Mirta Berkoff

EOL (Bs. As.)

Em nossa prática cotidiana nos encontramos hoje com atendimentos a crianças ditas sem limites, para as quais parece não funcionar uma palavra de autoridade. Por sua vez os pais, diante do vazio das normas se perguntam: como criar os filhos?

Quando tratamos de entender esse afã de movimento das crianças que parecem não ter um ponto de basta, encontramos o discurso próprio do século XXI que provoca por si mesmo essa aceleração. Temos de pensar que há algo de fast que está socialmente aceito e que é, inclusive, socialmente esperado.

As crianças de hoje não estão alheias a esse impulso próprio do discurso de seu tempo. Saem apavoradas do colégio para as aulas de guitarra, de dança, de circo, de futebol. Fazem suas tarefas escolares enquanto batem papo conectadas com infinidades de amigos virtuais. Sem dúvida habitamos uma época em que os ideais contemporâneos têm que se haver com a celeridade do surgimento de significantes novos na cultura.

Mas o que observamos é que, junto à sua desmedida aceleração, esses significantes que proliferam têm pouco peso e isso incide na dificuldade da corporização atual.

Encontramos, então, crianças desbussoladas que se apresentam como um torvelinho em que a precariedade do simbólico pareceria incrementar o impulso à descarga motora em um corpo enlouquecido.

Crianças que, na falta de um significante orientador, já não dão peso à palavra do Outro. O olhar do Outro hoje já não é mais uma fonte de vergonha, pois não é válido o lugar desde onde ele se sustenta. Esse olhar cumpria uma função civilizadora, circunscrevendo e fixando o gozo.

A época em que vivemos mostra que a fragilidade do simbólico faz fraquejar o ponto de basta que era o mais comum e o mais eficaz, o Nome-do-Pai.

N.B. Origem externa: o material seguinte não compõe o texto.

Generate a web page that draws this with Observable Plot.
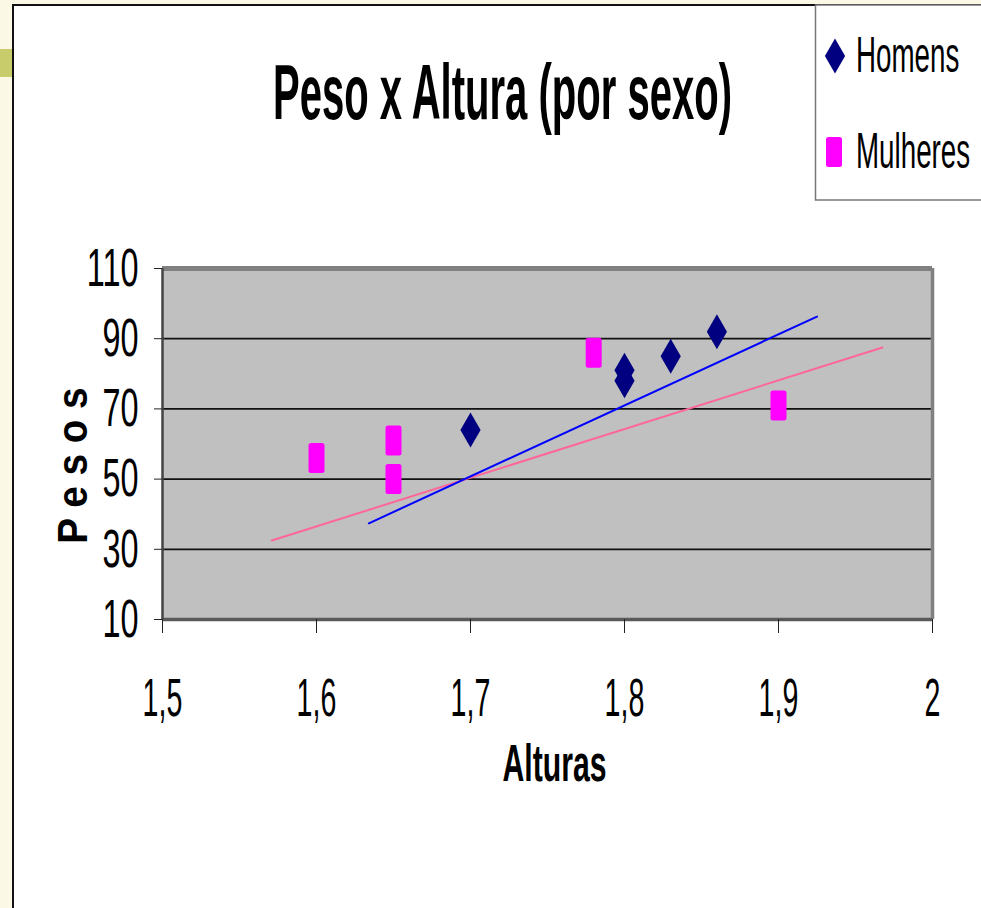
<!DOCTYPE html>
<html>
<head>
<meta charset="utf-8">
<script src="https://cdn.jsdelivr.net/npm/d3@7"></script>
<script src="https://cdn.jsdelivr.net/npm/@observablehq/plot@0.6"></script>
<style>
  html, body { margin: 0; padding: 0; background: #fff; }
  #wrap { position: relative; width: 981px; height: 908px; overflow: hidden; background: #fff; }
  #chart { position: absolute; left: 0; top: 0; }
  #overlay { position: absolute; left: 0; top: 0; pointer-events: none; }
</style>
</head>
<body>
<div id="wrap">
  <div id="chart"></div>
  <svg id="overlay" width="981" height="908" xmlns="http://www.w3.org/2000/svg"></svg>
</div>
<script>
// ---- data ----
const homensAltura = [1.70, 1.80, 1.80, 1.83, 1.86];
const homensPeso   = [64, 81, 78, 85, 92];
const mulheresAltura = [1.60, 1.65, 1.65, 1.78, 1.90];
const mulheresPeso   = [56, 61, 50, 86, 71];
const trendHomensX = [1.634, 1.925];
const trendHomensY = [37.4, 96.3];
const trendMulheresX = [1.571, 1.9675];
const trendMulheresY = [32.5, 87.5];
const xTicks = [1.5, 1.6, 1.7, 1.8, 1.9, 2];
const yTicks = [10, 30, 50, 70, 90, 110];
const gridLines = [30, 50, 70, 90];
const seriesNames = ["Homens", "Mulheres"];
const titleText = "Peso x Altura (por sexo)";
const xTitle = "Alturas";
const yTitle = "P e s o s";

// ---- tables built from the arrays ----
const homens = homensAltura.map((a, i) => ({altura: a, peso: homensPeso[i]}));
const mulheres = mulheresAltura.map((a, i) => ({altura: a, peso: mulheresPeso[i]}));
const trendH = trendHomensX.map((a, i) => ({altura: a, peso: trendHomensY[i]}));
const trendM = trendMulheresX.map((a, i) => ({altura: a, peso: trendMulheresY[i]}));

const NAVY = "#000080", MAGENTA = "#FF00FF";

// rounded rectangle symbol (Excel square marker, stretched)
const tallSquare = {
  draw(ctx) {
    const w = 8, h = 15, r = 2.5;
    ctx.moveTo(-w + r, -h);
    ctx.lineTo(w - r, -h);
    ctx.arcTo(w, -h, w, -h + r, r);
    ctx.lineTo(w, h - r);
    ctx.arcTo(w, h, w - r, h, r);
    ctx.lineTo(-w + r, h);
    ctx.arcTo(-w, h, -w, h - r, r);
    ctx.lineTo(-w, -h + r);
    ctx.arcTo(-w, -h, -w + r, -h, r);
    ctx.closePath();
  }
};

const fmt = d => String(d).replace(".", ",");

const svg = Plot.plot({
  width: 981,
  height: 908,
  marginLeft: 162,
  marginRight: 49,
  marginTop: 268,
  marginBottom: 289,
  x: {domain: [xTicks[0], xTicks[xTicks.length - 1]], label: null},
  y: {domain: [yTicks[0], yTicks[yTicks.length - 1]], label: null},
  style: {
    fontFamily: "'Liberation Sans', Arial, sans-serif",
    fontSize: "54px",
    color: "#000",
    background: "transparent",
    overflow: "visible"
  },
  marks: [
    Plot.frame({fill: "#C0C0C0", stroke: null}),
    Plot.ruleY(gridLines, {stroke: "#111", strokeWidth: 1.7}),
    Plot.ruleY([yTicks[yTicks.length - 1]], {stroke: "#808080", strokeWidth: 5}),
    Plot.ruleX([xTicks[xTicks.length - 1]], {stroke: "#808080", strokeWidth: 3.5}),
    Plot.ruleY([yTicks[0]], {stroke: "#5a5a5a", strokeWidth: 3.5}),
    Plot.ruleX([xTicks[0]], {stroke: "#444", strokeWidth: 2.5}),
    Plot.axisX({ticks: xTicks, tickSize: 14, tickPadding: 44, tickFormat: fmt, label: null, stroke: "#222"}),
    Plot.axisY({ticks: yTicks, tickSize: 8, tickPadding: 16, label: null, stroke: "#222"}),
    Plot.line(trendM, {x: "altura", y: "peso", stroke: "#FF6699", strokeWidth: 2}),
    Plot.line(trendH, {x: "altura", y: "peso", stroke: "#0000FF", strokeWidth: 2}),
    Plot.dot(homens, {x: "altura", y: "peso", symbol: "diamond", r: 10.6, fill: NAVY, stroke: null}),
    Plot.dot(mulheres, {x: "altura", y: "peso", symbol: tallSquare, r: 8, fill: MAGENTA, stroke: null}),
    Plot.text([titleText], {text: d => d, frameAnchor: "top", textAnchor: "middle", lineAnchor: "middle",
      dx: -45, dy: -174.6, fontSize: 77, fontWeight: "bold"}),
    Plot.text([xTitle], {text: d => d, frameAnchor: "bottom", textAnchor: "middle", lineAnchor: "middle",
      dx: 7, dy: 144.4, fontSize: 52, fontWeight: "bold"}),
    Plot.text([yTitle], {text: d => d, frameAnchor: "left", textAnchor: "middle", lineAnchor: "middle",
      rotate: -90, dx: -89.2, dy: 21.5, fontSize: 43, fontWeight: "bold"})
  ]
});

// horizontal compression of the condensed chart font
function squeezeGroup(label, s) {
  svg.querySelectorAll(`g[aria-label="${label}"] text`).forEach(t => {
    const tr = t.getAttribute("transform") || "";
    t.setAttribute("transform", tr + ` scale(${s},1)`);
  });
}
squeezeGroup("x-axis tick label", 0.53);
squeezeGroup("y-axis tick label", 0.6);
const textScale = new Map([[titleText, 0.52], [xTitle, 0.58], [yTitle, 0.9]]);
svg.querySelectorAll("text").forEach(t => {
  const s = textScale.get(t.textContent);
  if (s) t.setAttribute("transform", (t.getAttribute("transform") || "") + ` scale(${s},1)`);
});

document.getElementById("chart").appendChild(svg);

// ---- page decorations and legend ----
const ov = d3.select("#overlay");
ov.append("rect").attr("x", 0).attr("y", 0).attr("width", 981).attr("height", 4).attr("fill", "#FBF8E6");
ov.append("rect").attr("x", 0).attr("y", 0).attr("width", 12).attr("height", 908).attr("fill", "#FBF8E6");
ov.append("rect").attr("x", 0).attr("y", 49).attr("width", 12).attr("height", 28).attr("fill", "#C8CC6A");
ov.append("rect").attr("x", 12).attr("y", 4).attr("width", 2).attr("height", 904).attr("fill", "#111");
ov.append("rect").attr("x", 12).attr("y", 4).attr("width", 969).attr("height", 2).attr("fill", "#111");

const lg = ov.append("g");
lg.append("rect").attr("x", 815.5).attr("y", 5).attr("width", 200).attr("height", 195)
  .attr("fill", "#fff").attr("stroke", "#777").attr("stroke-width", 1.5);
lg.append("path").attr("d", d3.symbol(d3.symbolDiamond, Math.PI * 10.6 * 10.6)())
  .attr("transform", "translate(835,56)").attr("fill", NAVY);
lg.append("path").attr("d", (() => { const p = d3.path(); tallSquare.draw(p); return p.toString(); })())
  .attr("transform", "translate(834,152)").attr("fill", MAGENTA);
seriesNames.forEach((name, i) => {
  lg.append("text").text(name)
    .attr("transform", `translate(856,${i === 0 ? 72 : 168}) scale(0.555,1)`)
    .attr("font-family", "'Liberation Sans', Arial, sans-serif")
    .attr("font-size", 50).attr("fill", "#000");
});
</script>
</body>
</html>
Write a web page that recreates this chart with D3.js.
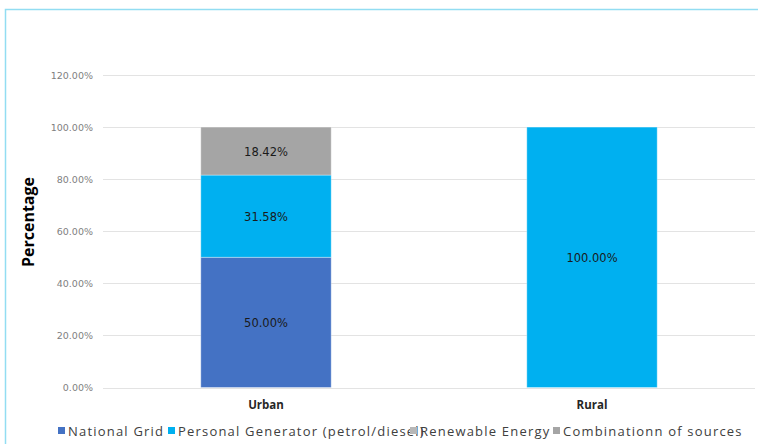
<!DOCTYPE html>
<html><head><meta charset="utf-8">
<script src="https://cdn.jsdelivr.net/npm/d3@7"></script>
<style>html,body{margin:0;padding:0;background:#fff}svg{display:block}</style>
</head><body>
<svg id="c" width="758" height="444"></svg>
<script>
const categories = ["Urban", "Rural"];
const seriesNames = ["National Grid", "Personal Generator (petrol/diesel)", "Renewable Energy", "Combinationn of sources"];
const nationalGrid = [0.50, 0.00];
const personalGenerator = [0.3158, 1.00];
const renewableEnergy = [0.00, 0.00];
const combination = [0.1842, 0.00];
const yTicks = [0, 0.2, 0.4, 0.6, 0.8, 1.0, 1.2];
const colors = ["#4472C4", "#00B0F0", "#B7B7B7", "#A5A5A5"];

const seriesValues = [nationalGrid, personalGenerator, renewableEnergy, combination];
const rows = categories.map((c, i) => {
  const r = {cat: c};
  seriesNames.forEach((s, k) => r[s] = seriesValues[k][i]);
  return r;
});

const svg = d3.select("#c");
// frame
svg.append("path").attr("d", "M5.5,444 V9.5 H758").attr("fill", "none")
  .attr("stroke", "#92DDF2").attr("stroke-width", 1.5);

const x = d3.scaleBand().domain(categories).range([103, 755]).padding(0);
const y = d3.scaleLinear().domain([0, 1.2]).range([387.5, 75]);
const barW = x.bandwidth() * 0.4;

// gridlines
svg.append("g").selectAll("line").data(yTicks).join("line")
  .attr("x1", 103).attr("x2", 755)
  .attr("y1", d => Math.round(y(d)) + 0.5).attr("y2", d => Math.round(y(d)) + 0.5)
  .attr("stroke", "#E3E3E3").attr("stroke-width", 1);

// y axis labels
const yAxis = d3.axisLeft(y).tickValues(yTicks).tickSize(0).tickPadding(0)
  .tickFormat(d => (d * 100).toFixed(2) + "%");
const ga = svg.append("g").attr("transform", "translate(93,0)").call(yAxis);
ga.select(".domain").remove();
ga.selectAll("text").attr("fill", "#7F7F7F").style("font-family", "DejaVu Sans")
  .style("font-size", "9.5px");

// stacked bars
const stack = d3.stack().keys(seriesNames)(rows);
const g = svg.append("g");
stack.forEach((layer, k) => {
  layer.forEach(d => {
    const v = d[1] - d[0];
    if (v <= 0) return;
    const cx = x(d.data.cat) + x.bandwidth() / 2;
    g.append("rect")
      .attr("x", cx - barW / 2).attr("y", y(d[1]))
      .attr("width", barW).attr("height", y(d[0]) - y(d[1]))
      .attr("fill", colors[k]).attr("stroke", "rgba(255,255,255,0.35)").attr("stroke-width", 1);
    g.append("text").attr("x", cx).attr("y", (y(d[0]) + y(d[1])) / 2 + 5)
      .attr("text-anchor", "middle").attr("fill", "#1a1a1a")
      .style("font-family", "DejaVu Sans").style("font-size", "11.5px")
      .text((v * 100).toFixed(2) + "%");
  });
});

// category labels
const xAxis = d3.axisBottom(x).tickSize(0).tickPadding(0);
const gx = svg.append("g").attr("transform", "translate(0,401)").call(xAxis);
gx.select(".domain").remove();
gx.selectAll("text").attr("fill", "#262626").style("font-family", "Open Sans")
  .style("font-size", "11.5px").style("font-weight", "bold");

// y title
svg.append("text").attr("transform", "translate(34,222) rotate(-90)")
  .attr("text-anchor", "middle").attr("fill", "#000")
  .style("font-family", "Open Sans").style("font-size", "16px").style("font-weight", "bold")
  .text("Percentage");

// legend
const legendX = [58, 168, 410, 553];
const lg = svg.append("g");
seriesNames.forEach((s, k) => {
  lg.append("text").attr("x", legendX[k] + 10).attr("y", 436)
    .attr("fill", "#404040").style("font-family", "Open Sans").style("font-size", "13px")
    .style("letter-spacing", "1.2px").text(s);
});
seriesNames.forEach((s, k) => {
  lg.append("rect").attr("x", legendX[k]).attr("y", 427).attr("width", 7).attr("height", 7)
    .attr("fill", colors[k]);
});
</script>
</body></html>
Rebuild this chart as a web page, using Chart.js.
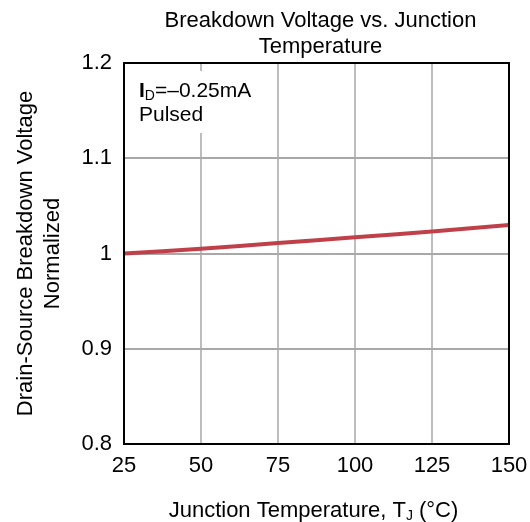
<!DOCTYPE html>
<html lang="en">
<head>
    <meta charset="UTF-8">
    <title>Breakdown Voltage vs. Junction Temperature</title>
    <script src="https://cdn.jsdelivr.net/npm/chart.js"></script>
    <style>
        html, body {
            margin: 0;
            padding: 0;
            background: #ffffff;
        }
        .chart-box {
            width: 530px;
            height: 522px;
        }
    </style>
</head>
<body>
    <div class="chart-box">
        <canvas id="bvChart"></canvas>
    </div>

    <script>
        // Data
        const temps = [25, 50, 75, 100, 125, 150];
        const bvNorm = [1.0, 1.005, 1.011, 1.017, 1.023, 1.03];
        const xTicks = [25, 50, 75, 100, 125, 150];
        const yTicks = [0.8, 0.9, 1.0, 1.1, 1.2];

        const FONT = "'Liberation Sans', Arial, sans-serif";

        // Title, axis titles and the note are drawn by hand (subscripts)
        const textPlugin = {
            id: 'textPlugin',
            beforeDatasetsDraw(chart) {
                const { ctx, chartArea } = chart;
                // white box behind the note, it cuts the grid line
                ctx.save();
                ctx.fillStyle = '#ffffff';
                ctx.fillRect(chartArea.left + 10, chartArea.top + 8, 130, 62);
                ctx.restore();
            },
            afterDraw(chart) {
                const { ctx, chartArea } = chart;
                const cx = (chartArea.left + chartArea.right) / 2;
                ctx.save();
                ctx.fillStyle = '#000000';

                // title
                ctx.font = '22px ' + FONT;
                ctx.textAlign = 'center';
                ctx.textBaseline = 'alphabetic';
                ctx.fillText('Breakdown Voltage vs. Junction', cx + 4, 27);
                ctx.fillText('Temperature', cx + 4, 53);

                // y axis title
                ctx.save();
                ctx.translate(32, (chartArea.top + chartArea.bottom) / 2);
                ctx.rotate(-Math.PI / 2);
                ctx.fillText('Drain-Source Breakdown Voltage', 0, 0);
                ctx.fillText('Normalized', 0, 27);
                ctx.restore();

                // x axis title with subscript J
                ctx.textAlign = 'left';
                const t1 = 'Junction Temperature, T';
                const t2 = ' (°C)';
                ctx.font = '22px ' + FONT;
                const w1 = ctx.measureText(t1).width;
                const w2 = ctx.measureText(t2).width;
                ctx.font = '14px ' + FONT;
                const ws = ctx.measureText('J').width;
                let x = cx - 3 - (w1 + ws + w2) / 2;
                const y = 517;
                ctx.font = '22px ' + FONT;
                ctx.fillText(t1, x, y);
                x += w1;
                ctx.font = '14px ' + FONT;
                ctx.fillText('J', x, y + 3);
                x += ws;
                ctx.font = '22px ' + FONT;
                ctx.fillText(t2, x, y);

                // note: I_D = -0.25mA, Pulsed
                let nx = chartArea.left + 15;
                const ny = chartArea.top + 34;
                ctx.font = 'bold 21px ' + FONT;
                ctx.fillText('I', nx, ny);
                nx += ctx.measureText('I').width;
                ctx.font = '14px ' + FONT;
                ctx.fillText('D', nx, ny + 3);
                nx += ctx.measureText('D').width;
                ctx.font = '21px ' + FONT;
                ctx.fillText('=\u20130.25mA', nx, ny);
                ctx.fillText('Pulsed', chartArea.left + 15, ny + 24);

                // plot frame
                ctx.strokeStyle = '#000000';
                ctx.lineWidth = 2;
                ctx.strokeRect(chartArea.left, chartArea.top,
                    chartArea.right - chartArea.left, chartArea.bottom - chartArea.top);
                ctx.restore();
            }
        };

        const ctx = document.getElementById('bvChart').getContext('2d');
        new Chart(ctx, {
            type: 'line',
            data: {
                datasets: [{
                    data: temps.map((t, i) => ({ x: t, y: bvNorm[i] })),
                    borderColor: '#c0404a',
                    borderWidth: 4,
                    pointRadius: 0,
                    tension: 0.2,
                    fill: false
                }]
            },
            options: {
                responsive: true,
                maintainAspectRatio: false,
                animation: false,
                layout: {
                    padding: { top: 63, right: 21, bottom: 0, left: 0 }
                },
                plugins: {
                    legend: { display: false },
                    tooltip: { enabled: false }
                },
                scales: {
                    x: {
                        type: 'linear',
                        min: 25,
                        max: 150,
                        afterBuildTicks: s => { s.ticks = xTicks.map(v => ({ value: v })); },
                        afterFit: s => { s.height = 78; s.paddingRight = 0; s.paddingLeft = 0; },
                        grid: {
                            color: '#bdbdbd',
                            lineWidth: 2,
                            drawTicks: false
                        },
                        border: { display: false },
                        ticks: {
                            color: '#000000',
                            padding: 9,
                            maxRotation: 0,
                            font: { family: FONT, size: 22 }
                        }
                    },
                    y: {
                        min: 0.8,
                        max: 1.2,
                        afterBuildTicks: s => { s.ticks = yTicks.map(v => ({ value: v })); },
                        afterFit: s => { s.width = 124; s.paddingTop = 0; s.paddingBottom = 0; },
                        grid: {
                            color: '#a8a8a8',
                            lineWidth: 2,
                            drawTicks: false
                        },
                        border: { display: false },
                        ticks: {
                            color: '#000000',
                            padding: 12,
                            font: { family: FONT, size: 22 },
                            callback: v => Number(v.toFixed(1)) === 1 ? '1' : v.toFixed(1)
                        }
                    }
                }
            },
            plugins: [textPlugin]
        });
    </script>
</body>
</html>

Uma de suas consequências é este empuxe ao fast, semelhante ao que encontramos na mania que é uma enfermidade da pontuação. O significante mestre não opera como ponto de basta, tampouco o faz o objeto que desliza sem prumo. A metonímia de objetos a que o sujeito se consagra é infinita, como são os objetos de consumo que servem para tamponar a falta.

J.A. Miller ao introduzir a ideia de um discurso hipermoderno nos esclarece que nele os elementos não se ordenam, estão dispersos. Podemos pensar aí um mais de gozar desenlaçado, acelerado em sua produção que comanda o discurso mas não articula nenhuma perda.

O resultado é um corpo sem ressonâncias onde a palavra parece não enlaçar bem o afeto, como se a pulsão pudesse desamarrar-se do significante dificultando a corporização.

Qual é a nossa resposta ante este desenlaçamento dos corpos?

A psicanálise não adere à nostalgia da velha ordem, não propõe restaurá-la, mas tampouco adere à aceleração, dá lugar à palavra da criança e à de seus pais para ajudá-los a deterem-se, para que encontrem um ponto de basta singular, à sua medida, que lhes sirva para viver melhor e arranjar-se com o novo do discurso imperante.